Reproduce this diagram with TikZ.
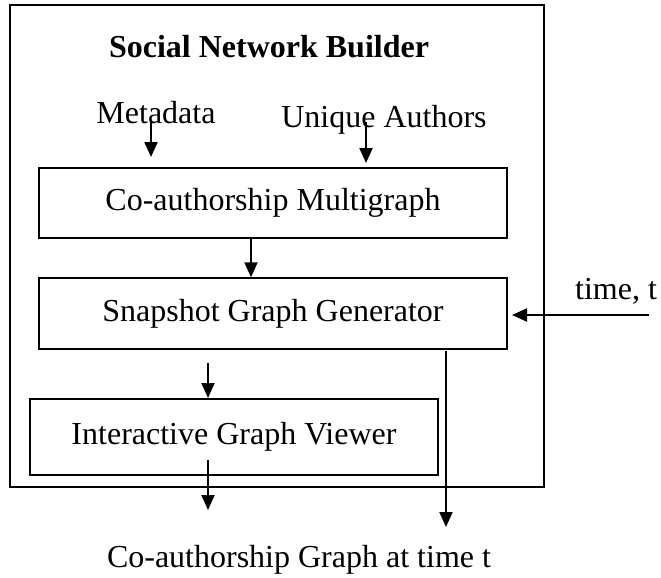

--

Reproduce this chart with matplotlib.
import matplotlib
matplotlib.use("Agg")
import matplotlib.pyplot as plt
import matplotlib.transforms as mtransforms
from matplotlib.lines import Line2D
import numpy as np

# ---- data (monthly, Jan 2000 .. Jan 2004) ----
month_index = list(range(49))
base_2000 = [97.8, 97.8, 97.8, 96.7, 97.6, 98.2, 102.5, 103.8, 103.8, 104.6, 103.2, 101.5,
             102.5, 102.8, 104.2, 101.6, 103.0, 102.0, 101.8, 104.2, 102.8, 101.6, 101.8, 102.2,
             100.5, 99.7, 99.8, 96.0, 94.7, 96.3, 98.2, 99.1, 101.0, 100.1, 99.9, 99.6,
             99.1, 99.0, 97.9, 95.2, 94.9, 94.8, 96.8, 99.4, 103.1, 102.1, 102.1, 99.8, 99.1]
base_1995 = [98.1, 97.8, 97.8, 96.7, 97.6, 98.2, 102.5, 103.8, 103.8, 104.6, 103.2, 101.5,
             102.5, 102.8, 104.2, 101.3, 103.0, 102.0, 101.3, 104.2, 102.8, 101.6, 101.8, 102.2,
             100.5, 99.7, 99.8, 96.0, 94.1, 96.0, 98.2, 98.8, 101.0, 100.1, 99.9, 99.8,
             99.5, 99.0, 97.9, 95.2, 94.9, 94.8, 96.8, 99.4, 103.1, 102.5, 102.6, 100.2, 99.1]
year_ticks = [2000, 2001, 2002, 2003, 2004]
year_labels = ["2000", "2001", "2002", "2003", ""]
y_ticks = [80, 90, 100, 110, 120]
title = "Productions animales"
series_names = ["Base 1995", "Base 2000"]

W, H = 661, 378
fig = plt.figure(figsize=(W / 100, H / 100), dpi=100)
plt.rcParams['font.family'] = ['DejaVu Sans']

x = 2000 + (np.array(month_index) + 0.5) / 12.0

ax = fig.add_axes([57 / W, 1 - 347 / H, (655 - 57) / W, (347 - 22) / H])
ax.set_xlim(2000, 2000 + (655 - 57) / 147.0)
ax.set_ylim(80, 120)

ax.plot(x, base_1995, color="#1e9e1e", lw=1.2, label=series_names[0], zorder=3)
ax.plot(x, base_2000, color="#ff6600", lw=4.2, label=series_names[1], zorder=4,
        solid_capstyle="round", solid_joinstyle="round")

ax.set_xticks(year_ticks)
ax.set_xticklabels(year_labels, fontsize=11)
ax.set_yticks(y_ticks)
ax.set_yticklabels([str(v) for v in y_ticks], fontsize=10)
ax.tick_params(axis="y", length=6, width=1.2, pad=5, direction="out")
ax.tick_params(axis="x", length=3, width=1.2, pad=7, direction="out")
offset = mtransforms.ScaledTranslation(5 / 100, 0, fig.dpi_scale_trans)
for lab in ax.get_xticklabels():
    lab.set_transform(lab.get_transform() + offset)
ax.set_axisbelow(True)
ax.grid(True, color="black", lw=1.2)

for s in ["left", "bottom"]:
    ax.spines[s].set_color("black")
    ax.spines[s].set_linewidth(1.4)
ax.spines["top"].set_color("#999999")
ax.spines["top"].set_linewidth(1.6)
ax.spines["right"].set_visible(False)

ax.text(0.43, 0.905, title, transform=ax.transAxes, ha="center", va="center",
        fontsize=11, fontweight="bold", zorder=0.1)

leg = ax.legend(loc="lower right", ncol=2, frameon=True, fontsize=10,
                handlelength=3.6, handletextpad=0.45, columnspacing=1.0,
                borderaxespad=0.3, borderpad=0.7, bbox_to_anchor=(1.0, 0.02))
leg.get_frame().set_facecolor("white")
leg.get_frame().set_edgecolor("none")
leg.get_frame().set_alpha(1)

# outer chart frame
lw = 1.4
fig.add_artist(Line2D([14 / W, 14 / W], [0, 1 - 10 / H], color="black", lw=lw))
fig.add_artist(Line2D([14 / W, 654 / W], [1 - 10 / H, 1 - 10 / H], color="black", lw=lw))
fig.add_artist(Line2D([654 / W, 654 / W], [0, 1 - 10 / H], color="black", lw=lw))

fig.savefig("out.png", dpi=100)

Task statement -
In the listing above, find the line with "Reproduce this chart with matplotlib." and the line with "import numpy as np", then print exactly those two lines and every line between them, and nothing more.

Exercise result -
Reproduce this chart with matplotlib.
import matplotlib
matplotlib.use("Agg")
import matplotlib.pyplot as plt
import matplotlib.transforms as mtransforms
from matplotlib.lines import Line2D
import numpy as np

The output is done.